> **What the task requires**: Repeat the lines exactly from the line that contains "Emit a web page" through the line that contains "const fmtY = v"; leave images out and add nothing.

> **Raw data**:
###
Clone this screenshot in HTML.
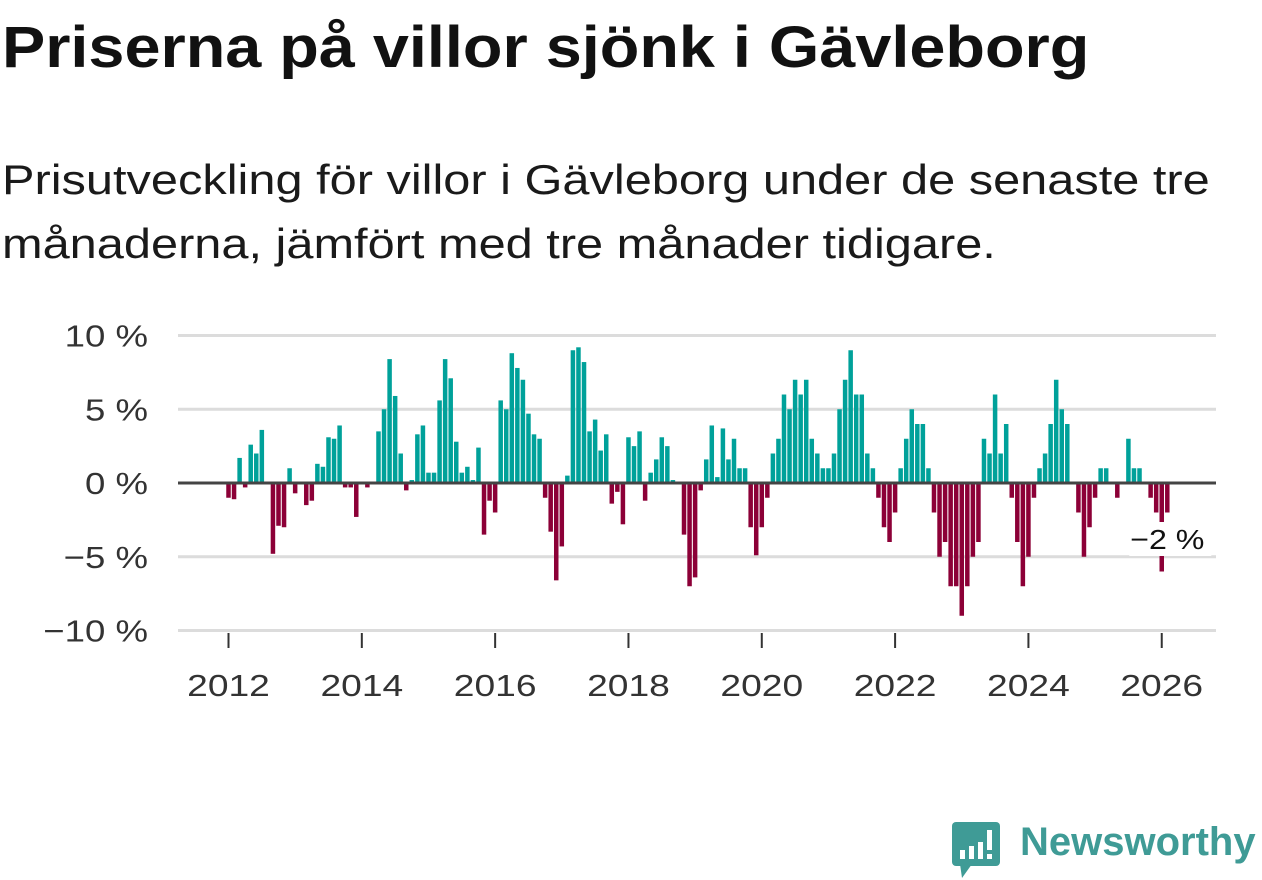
###
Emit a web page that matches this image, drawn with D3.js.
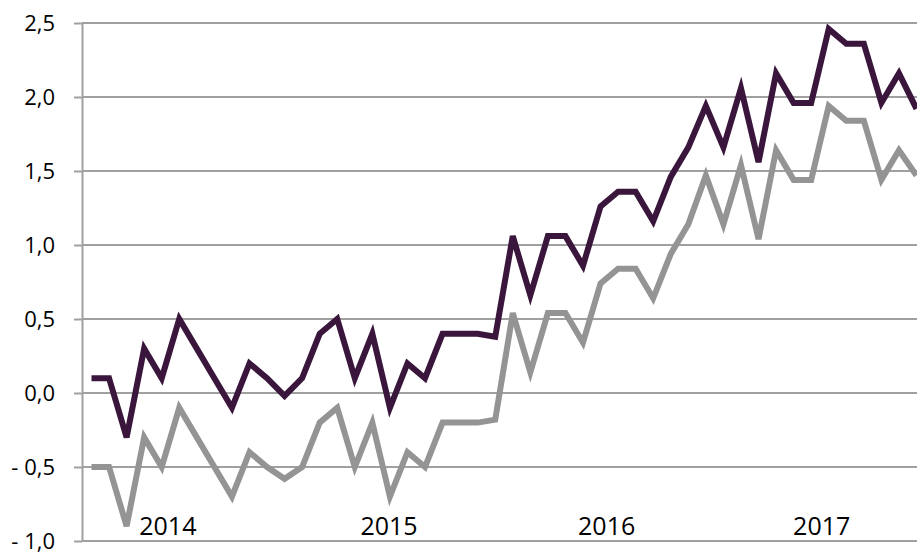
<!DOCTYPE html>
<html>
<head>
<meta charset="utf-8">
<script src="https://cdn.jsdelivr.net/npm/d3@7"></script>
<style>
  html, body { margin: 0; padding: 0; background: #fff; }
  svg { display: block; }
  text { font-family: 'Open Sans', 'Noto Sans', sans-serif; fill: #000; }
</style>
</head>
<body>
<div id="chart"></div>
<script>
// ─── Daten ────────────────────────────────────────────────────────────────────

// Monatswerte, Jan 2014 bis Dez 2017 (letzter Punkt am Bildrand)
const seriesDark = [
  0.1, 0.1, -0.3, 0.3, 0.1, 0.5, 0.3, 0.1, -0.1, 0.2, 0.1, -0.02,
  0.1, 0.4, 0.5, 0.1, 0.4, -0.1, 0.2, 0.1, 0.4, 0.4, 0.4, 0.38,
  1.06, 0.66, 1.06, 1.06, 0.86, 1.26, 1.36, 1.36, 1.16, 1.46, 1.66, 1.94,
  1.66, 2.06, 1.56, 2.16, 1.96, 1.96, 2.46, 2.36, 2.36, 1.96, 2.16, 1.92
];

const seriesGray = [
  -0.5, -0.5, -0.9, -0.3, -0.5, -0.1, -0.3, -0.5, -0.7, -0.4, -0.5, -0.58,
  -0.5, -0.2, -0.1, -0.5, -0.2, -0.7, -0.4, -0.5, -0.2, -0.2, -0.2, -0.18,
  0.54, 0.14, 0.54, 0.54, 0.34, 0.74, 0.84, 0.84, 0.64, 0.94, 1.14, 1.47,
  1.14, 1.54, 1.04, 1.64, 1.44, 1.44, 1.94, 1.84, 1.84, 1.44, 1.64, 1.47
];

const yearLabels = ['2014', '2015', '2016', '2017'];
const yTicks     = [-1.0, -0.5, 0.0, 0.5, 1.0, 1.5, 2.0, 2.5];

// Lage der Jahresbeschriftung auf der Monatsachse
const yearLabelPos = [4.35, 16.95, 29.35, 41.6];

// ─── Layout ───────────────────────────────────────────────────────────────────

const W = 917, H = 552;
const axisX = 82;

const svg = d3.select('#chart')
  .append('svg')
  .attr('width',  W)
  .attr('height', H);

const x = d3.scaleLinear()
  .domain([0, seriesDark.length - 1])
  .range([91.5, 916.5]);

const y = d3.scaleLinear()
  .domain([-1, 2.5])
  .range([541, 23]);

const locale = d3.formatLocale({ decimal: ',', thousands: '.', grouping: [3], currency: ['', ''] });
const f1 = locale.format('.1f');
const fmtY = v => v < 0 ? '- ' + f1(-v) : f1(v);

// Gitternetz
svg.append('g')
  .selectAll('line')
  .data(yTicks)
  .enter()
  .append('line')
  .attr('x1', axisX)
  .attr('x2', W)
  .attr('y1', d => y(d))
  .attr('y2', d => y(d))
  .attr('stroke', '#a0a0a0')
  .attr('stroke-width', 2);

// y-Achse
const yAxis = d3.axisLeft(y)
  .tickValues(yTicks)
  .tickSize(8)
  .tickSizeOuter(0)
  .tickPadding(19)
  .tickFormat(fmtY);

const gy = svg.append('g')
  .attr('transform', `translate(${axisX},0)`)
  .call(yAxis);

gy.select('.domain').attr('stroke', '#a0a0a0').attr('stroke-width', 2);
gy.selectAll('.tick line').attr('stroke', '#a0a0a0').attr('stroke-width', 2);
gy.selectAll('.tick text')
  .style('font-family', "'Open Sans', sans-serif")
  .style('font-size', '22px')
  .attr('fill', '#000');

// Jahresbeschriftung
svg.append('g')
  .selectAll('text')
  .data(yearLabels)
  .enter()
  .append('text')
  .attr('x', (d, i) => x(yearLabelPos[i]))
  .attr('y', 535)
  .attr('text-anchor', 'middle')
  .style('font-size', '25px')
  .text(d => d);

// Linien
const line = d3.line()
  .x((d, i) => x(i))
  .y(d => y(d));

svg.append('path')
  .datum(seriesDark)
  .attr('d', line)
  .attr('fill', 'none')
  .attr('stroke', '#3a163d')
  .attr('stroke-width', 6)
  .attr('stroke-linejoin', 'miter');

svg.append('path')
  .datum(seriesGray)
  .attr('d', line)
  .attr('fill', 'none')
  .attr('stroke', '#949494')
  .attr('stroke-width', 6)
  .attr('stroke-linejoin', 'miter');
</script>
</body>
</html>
###
> **Written response**:
Emit a web page that matches this image, drawn with D3.js.
<!DOCTYPE html>
<html>
<head>
<meta charset="utf-8">
<script src="https://cdn.jsdelivr.net/npm/d3@7"></script>
<style>
  html, body { margin: 0; padding: 0; background: #fff; }
  svg { display: block; }
  text { font-family: 'Open Sans', 'Noto Sans', sans-serif; fill: #000; }
</style>
</head>
<body>
<div id="chart"></div>
<script>
// ─── Daten ────────────────────────────────────────────────────────────────────

// Monatswerte, Jan 2014 bis Dez 2017 (letzter Punkt am Bildrand)
const seriesDark = [
  0.1, 0.1, -0.3, 0.3, 0.1, 0.5, 0.3, 0.1, -0.1, 0.2, 0.1, -0.02,
  0.1, 0.4, 0.5, 0.1, 0.4, -0.1, 0.2, 0.1, 0.4, 0.4, 0.4, 0.38,
  1.06, 0.66, 1.06, 1.06, 0.86, 1.26, 1.36, 1.36, 1.16, 1.46, 1.66, 1.94,
  1.66, 2.06, 1.56, 2.16, 1.96, 1.96, 2.46, 2.36, 2.36, 1.96, 2.16, 1.92
];

const seriesGray = [
  -0.5, -0.5, -0.9, -0.3, -0.5, -0.1, -0.3, -0.5, -0.7, -0.4, -0.5, -0.58,
  -0.5, -0.2, -0.1, -0.5, -0.2, -0.7, -0.4, -0.5, -0.2, -0.2, -0.2, -0.18,
  0.54, 0.14, 0.54, 0.54, 0.34, 0.74, 0.84, 0.84, 0.64, 0.94, 1.14, 1.47,
  1.14, 1.54, 1.04, 1.64, 1.44, 1.44, 1.94, 1.84, 1.84, 1.44, 1.64, 1.47
];

const yearLabels = ['2014', '2015', '2016', '2017'];
const yTicks     = [-1.0, -0.5, 0.0, 0.5, 1.0, 1.5, 2.0, 2.5];

// Lage der Jahresbeschriftung auf der Monatsachse
const yearLabelPos = [4.35, 16.95, 29.35, 41.6];

// ─── Layout ───────────────────────────────────────────────────────────────────

const W = 917, H = 552;
const axisX = 82;

const svg = d3.select('#chart')
  .append('svg')
  .attr('width',  W)
  .attr('height', H);

const x = d3.scaleLinear()
  .domain([0, seriesDark.length - 1])
  .range([91.5, 916.5]);

const y = d3.scaleLinear()
  .domain([-1, 2.5])
  .range([541, 23]);

const locale = d3.formatLocale({ decimal: ',', thousands: '.', grouping: [3], currency: ['', ''] });
const f1 = locale.format('.1f');
const fmtY = v => v < 0 ? '- ' + f1(-v) : f1(v);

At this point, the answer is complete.